Oireachtas Joint and Select Committees

Tuesday, 9 May 2023

Joint Oireachtas Committee on Climate Action

Engagement with the Commission for Regulation of Utilities

Ms Aoife MacEvilly:

The final point on that is that we are actively engaging with all suppliers around when, not if, they will be passing on savings to customers. We are putting as much pressure as we can on them in that dialogue. As the impact of the hedging works through, we would hope to see some of those savings come through towards the end of this year. If one supplier was an outlier and did not pass on the savings, we would be calling that out and customers would be voting with their feet. This is why competition is important. Customers can see, and we give good information on this, where there may be discrepancies and so on. That is the dynamic that puts greater pressure on suppliers to pass on savings.

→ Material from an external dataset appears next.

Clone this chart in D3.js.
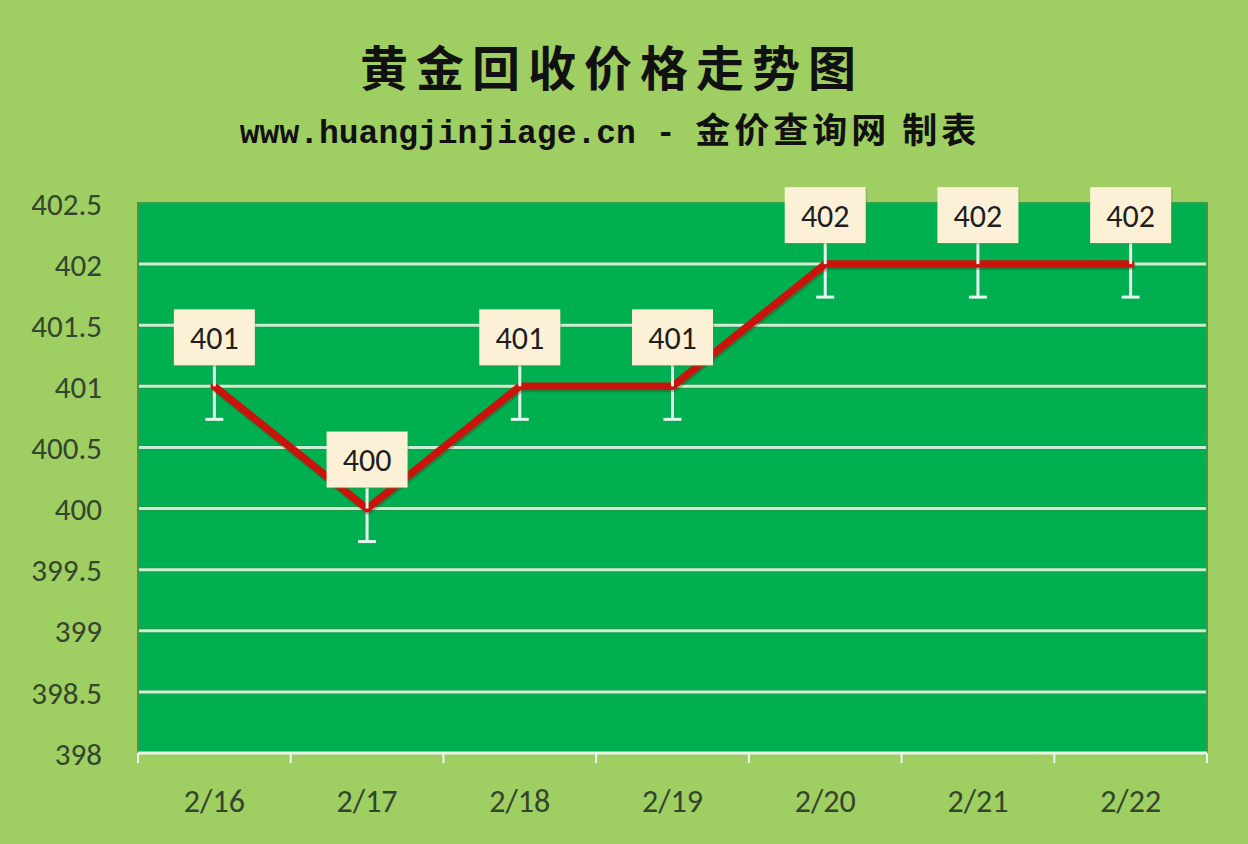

On the smart meter programme, I would like to think of it as an opportunity. We have this infrastructure now and we are starting to get better tariffs in place. We have suppliers that are more actively engaged on this. There is a huge opportunity there to make a change for the benefit of customers. That is why it is going to be a part of our demand-side strategy to bring forward proposals on this. This conversation, frankly, has been hugely helpful. Any customer looking at tariffs coming into this winter has probably been worried about making wrong choices. One of the things we noticed in our statistics, in addition to the switching, was that record numbers of customers were renegotiating with their supplier. They wanted to stick with the familiar but also get a better deal. Hopefully as the volatility comes out of the market we might see customers coming back in with a little bit more confidence from better data and willing to make choices. We will be promoting that. Government policy or policy from this committee is also helpful for telling customers there are other options out there and that they should take a look at them and consider them.

On the gas side, the Deputy raised an important issue. We have landed at the end of this winter with record numbers of customers in arrears and record levels of arrears in gas. We would normally have a summer cycle in which customers have lower gas demands so they might be able to catch up a little on their bills but the concern we have is that some of those customers are facing what they might see as an insurmountable wall of debt.